Les barricades de rue et les manifestations ont été et sont toujours réprimées brutalement, surtout par des « turbas sandinistas », des groupes paramilitaires masqués et armés sur lesquels le Gouvernement s’appuie et qui agissent en totale impunité envers les manifestants. Depuis avril 2018, les affrontements ont pris de l’ampleur et ont entraîné la mort de plus de 400 personnes, plus de 2.000 blessés, des centaines de détentions arbitraires et 30.000 personnes émigrées au Costa Rica et au Panama parce qu’ils sentaient leurs vies menacées. Le pays est au bord de la faillite étatique. La liste des victimes de ce conflit s’allonge à l’heure actuelle, le peuple nicaraguayen réclame justice et paix. Ce conflit sanglant n’est pas à la une de la presse internationale ou disparaît dans la foule de conflits internationaux actuels.

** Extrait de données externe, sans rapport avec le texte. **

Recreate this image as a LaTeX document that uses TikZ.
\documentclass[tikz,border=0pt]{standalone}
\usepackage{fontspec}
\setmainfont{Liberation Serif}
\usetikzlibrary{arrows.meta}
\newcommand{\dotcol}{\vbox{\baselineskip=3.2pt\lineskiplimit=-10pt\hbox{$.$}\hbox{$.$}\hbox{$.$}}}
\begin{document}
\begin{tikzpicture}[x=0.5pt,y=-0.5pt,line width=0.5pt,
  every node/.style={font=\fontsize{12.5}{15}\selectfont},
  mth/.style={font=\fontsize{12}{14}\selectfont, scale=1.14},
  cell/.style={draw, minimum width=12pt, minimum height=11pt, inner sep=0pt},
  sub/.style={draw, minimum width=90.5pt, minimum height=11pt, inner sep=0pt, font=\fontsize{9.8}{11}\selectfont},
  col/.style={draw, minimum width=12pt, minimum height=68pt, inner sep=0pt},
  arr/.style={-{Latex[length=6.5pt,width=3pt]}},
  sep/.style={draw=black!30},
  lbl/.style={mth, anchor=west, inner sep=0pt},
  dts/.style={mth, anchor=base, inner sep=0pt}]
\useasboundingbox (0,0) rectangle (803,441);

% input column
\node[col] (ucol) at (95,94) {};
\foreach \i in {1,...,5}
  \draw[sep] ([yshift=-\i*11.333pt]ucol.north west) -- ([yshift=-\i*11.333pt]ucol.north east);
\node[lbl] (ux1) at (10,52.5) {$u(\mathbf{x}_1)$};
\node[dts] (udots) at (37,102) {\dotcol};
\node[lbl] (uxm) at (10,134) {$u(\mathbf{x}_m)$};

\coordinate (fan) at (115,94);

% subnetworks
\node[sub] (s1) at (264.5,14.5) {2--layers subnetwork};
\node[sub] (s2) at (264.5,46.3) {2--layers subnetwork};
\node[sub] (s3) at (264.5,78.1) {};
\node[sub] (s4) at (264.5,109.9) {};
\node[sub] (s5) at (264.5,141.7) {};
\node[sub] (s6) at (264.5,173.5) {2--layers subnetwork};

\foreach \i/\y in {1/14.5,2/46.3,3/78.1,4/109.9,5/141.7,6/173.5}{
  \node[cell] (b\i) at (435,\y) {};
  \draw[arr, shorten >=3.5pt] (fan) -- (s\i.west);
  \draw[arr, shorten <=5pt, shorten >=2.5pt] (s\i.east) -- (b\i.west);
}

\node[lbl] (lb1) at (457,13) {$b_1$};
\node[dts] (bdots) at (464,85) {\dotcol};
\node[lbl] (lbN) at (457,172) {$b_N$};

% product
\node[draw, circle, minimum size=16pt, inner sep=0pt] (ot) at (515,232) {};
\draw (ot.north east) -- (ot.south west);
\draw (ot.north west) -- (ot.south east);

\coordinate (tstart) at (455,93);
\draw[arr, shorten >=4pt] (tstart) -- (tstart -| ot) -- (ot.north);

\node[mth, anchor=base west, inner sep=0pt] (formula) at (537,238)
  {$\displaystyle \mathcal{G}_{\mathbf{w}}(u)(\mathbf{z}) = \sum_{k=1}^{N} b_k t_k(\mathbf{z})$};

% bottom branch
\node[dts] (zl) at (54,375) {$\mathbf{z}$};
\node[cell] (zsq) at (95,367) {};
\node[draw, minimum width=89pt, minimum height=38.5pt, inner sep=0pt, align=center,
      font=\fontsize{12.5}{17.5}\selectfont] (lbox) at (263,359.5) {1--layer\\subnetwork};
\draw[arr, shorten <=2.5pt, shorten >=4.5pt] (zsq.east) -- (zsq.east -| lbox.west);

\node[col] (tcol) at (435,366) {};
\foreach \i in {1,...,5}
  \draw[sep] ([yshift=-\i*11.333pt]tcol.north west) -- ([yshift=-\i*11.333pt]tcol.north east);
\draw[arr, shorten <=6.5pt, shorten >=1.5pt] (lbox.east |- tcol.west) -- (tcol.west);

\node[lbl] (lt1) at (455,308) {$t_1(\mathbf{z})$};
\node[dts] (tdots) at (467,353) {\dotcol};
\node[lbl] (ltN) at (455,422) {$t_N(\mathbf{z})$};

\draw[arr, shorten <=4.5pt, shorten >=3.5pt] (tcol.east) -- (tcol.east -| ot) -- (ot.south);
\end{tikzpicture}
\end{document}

Le dialogue mené entre le Gouvernement et l’Alliance citoyenne pour la justice et la démocratie, avec la médiation de l’Eglise catholique et du patronat, est resté sans résultats à présent. Pour maintenir le pouvoir et gagner du temps, Ortega joue un double rôle : il propose le dialogue et fait écraser le désaccord dans la rue !
Par un communiqué du 20.7.2018, les Ministres Jean Asselborn et Romain Schneider ont exprimé leur vive préoccupation face à la détérioration de la situation au Nicaragua. Les fonds de l’’aide bilatérale du Luxembourg au Nicaragua ont été gelés jusqu’au retour du respect des droits humains par le Gouvernement Ortega.
Dans un contexte de violation des droits humains et d’incertitude pour l’avenir, le travail socioéducatif de nos partenaires nicaraguayens a pris une très grande envergure. Les jeunes bénéficiaires, dont beaucoup ont déjà subi la violence et l’abus sexuel intrafamiliaux, sont souvent témoins de scènes de violence, d’arrestations arbitraires et de massacres dans les rues. Durant ces huit mois de conflit des dizaines de milliers de personnes ont perdu leur emploi, même dans le secteur du travail informel, et ne savent plus comment faire pour subvenir aux besoins élémentaires de leurs familles. L’activité principale des éducateurs et psychologues d’Inhijambia est d’aider leur population cible à gérer les traumatismes vécus, à les sensibiliser pour l’éducation à la paix, pour l’importance du dialogue comme seul moyen de résoudre pacifiquement les conflits en famille, à l’école, au travail et à niveau politique. Par des activités ludiques et des jeux de rôle, Inhijambia s’efforce de transmettre aux jeunes les outils pour pratiquer la tolérance et le respect des droits d’autrui. Inhijambia fait tout pour intégrer dans leurs activités les familles confrontées à cette situation d’injustice sociopolitique.
A côté de ces nouveaux défis, l’appui scolaire et les activités culturelles (musique, danse, travaux manuels), les prises en charge des jeunes en addiction et les activités agricoles à la Finca sont poursuivis. L’accès aux denrées alimentaires pour la population a été dramatiquement réduite, ce qui a conduit Inhijambia à utiliser les récoltes de l’exploitation agricole « Finca Yann Verdina », soutenue par Terres des Hommes, pour assurer des repas à ses bénéficiaires et à leurs familles et pour distribuer des paquets alimentaires dans les quartiers marginalisés de Managua.